С одной стороны, франкская Европа вступила в важный период внутренней колонизации и широкомасштабного освоения земель. Расширение орошаемых территорий обычно коррелирует с наличием трудоемких аграрных экономик. Таков результат ограниченного давления, требующего инноваций в производительных технологиях, и потребности в более высокой продуктивности в докапиталистических, принудительных трудовых отношениях [Brenner. 1986. Р. 27–32]. Хотя в Европе начала тысячелетия бывали случайные инновации в аграрной технике – например, железный плуг, водяная мельница, улучшенные системы упряжи и севооборот, – они возникали не из систематического инвестирования в средства производства, а потому не породили самовоспроизводящегося цикла аграрной технологической революции. Сами по себе эти инновации не были способны удовлетворить запросы растущего населения. Чаще всего в результате инициатив сеньоров, стремящихся увеличить свои сельские территории, с которых они получали доходы, или же утвердиться в качестве независимых и наделенных землей представителей знатного класса, леса, болота, пустоши, заливные луга и даже озера и отдельные части моря (например, во Фландрии, где такие части осушали и окружали дамбами) уступали, освобождая место для пахотных земель.

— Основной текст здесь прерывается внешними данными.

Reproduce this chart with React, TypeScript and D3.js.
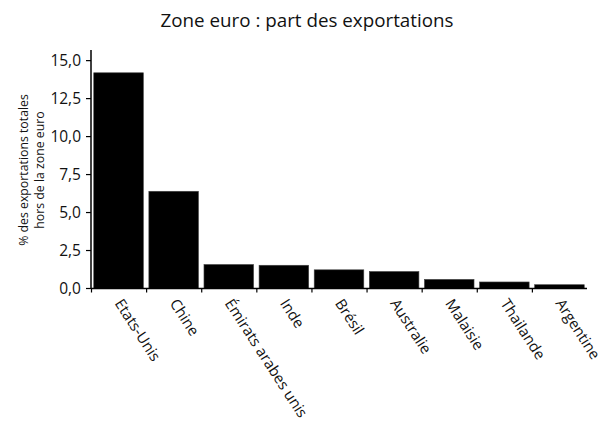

Этот период беспрецедентной по своему масштабу расчистки земель описывается Блохом как «наиболее значительное прибавление к общей культивируемой площади в этой стране [то есть во Франции] с доисторических времен» [Bloch 1966а] (см. также: [Fourquin. 1975]). Внутренняя колонизация изменила сельский ландшафт феодальной Европы, вступившей в цикл, в котором эти изменения стимулировались ростом населения.
С другой стороны, поскольку общая территория осваиваемых земель в пределах старой Франкской империи оставалась ограниченной, внутренняя колонизация дополнялась внешней колонизацией, завоеванием иных народов [Wickham. 1994. Р. 140]. Замыкание линий родословной в пользу самого старшего сына сразу же создало хроническую проблему обеспечения младших сыновей знати. Именно эти младшие сыновья, «юнцы», наиболее «естественно» стремились покинуть пределы семейных территорий[69]
.Компании молодых людей… сформировали клинок феодальной агрессии. Постоянно стремясь к приключениям, в которых можно было заработать «честь» и «награды», и желая по возможности «вернуться богатыми», они все время были в движении, разогреваемом военным задором. Именно в этой неустойчивой среде постоянно рождалось брожение, которое обеспечивало людской силой любые сколь угодно длительные экспедиции [Duby. 1977а. Р. 115].
Густо заселенные и обрабатываемые области между Луарой и Рейном особенно отличились в производстве избытков аристократии, искавшей независимые земельные ресурсы, необходимые для основания и поддержания династии: «Младшие сыновья и дочери выставлялись из родительской обители и лишались наследства: незамужних дочерей отдавали в монастыри, тогда как младшие сыновья вступали в Церковь, отправлялись на поиски приключений в свите какого-либо сеньора или же собирались в поход в Святую Землю» [Evergates. 1995. Р. 17]. Поэтому внешняя колонизация не была просто непосредственным результатом перенаселения, она опосредовалась и усиливалась исключительными схемами наследования, обусловленными изменениями в системе имущественных прав. Это позволяет нам описать усилившуюся «международную» циркуляцию рыцарей, рекрутировавшихся из числа младших сыновей.
Многих младших сыновей и вообще детей, естественно, отправляли в аббатства и монастыри, где они должны были принять целибат. Такова была судьба большинства дочерей благородного происхождения, которых не удалось выдать замуж в аристократические семьи. Однако серьезной ошибкой было бы отделение воспроизводства церковных сеньорий от общей логики их политической экономии. Заключение в монастырях не могло устранять груз перенаселенности неопределенно долгое время, поскольку семьи будущих монахов и монашек должны были приносить дары (обычно в форме земель) по случаю пострига своих отпрысков. Церковные сеньории не могли позволить себе содержать неопределенно большое число непроизводящих монахов и прелатов, не сталкиваясь рано или поздно с экономическими затруднениями[70]
. В самом деле, духовенство проявило явную заинтересованность в накоплении земельных пожертвований в удаленных местах, которые захватывались под папскими знаменами под предлогом распространения римского церковного обряда. Симптоматично то, что даже те страны, которые были христианизированы еще до начала нового тысячелетия – Ирландия и Англия, – но уклонялись от политической интеграции, экономической эксплуатации и контроля со стороны постгрегорианской Церкви, – оказались под прицелом того же самого колонизационного и завоевательного натиска, что и языческие страны.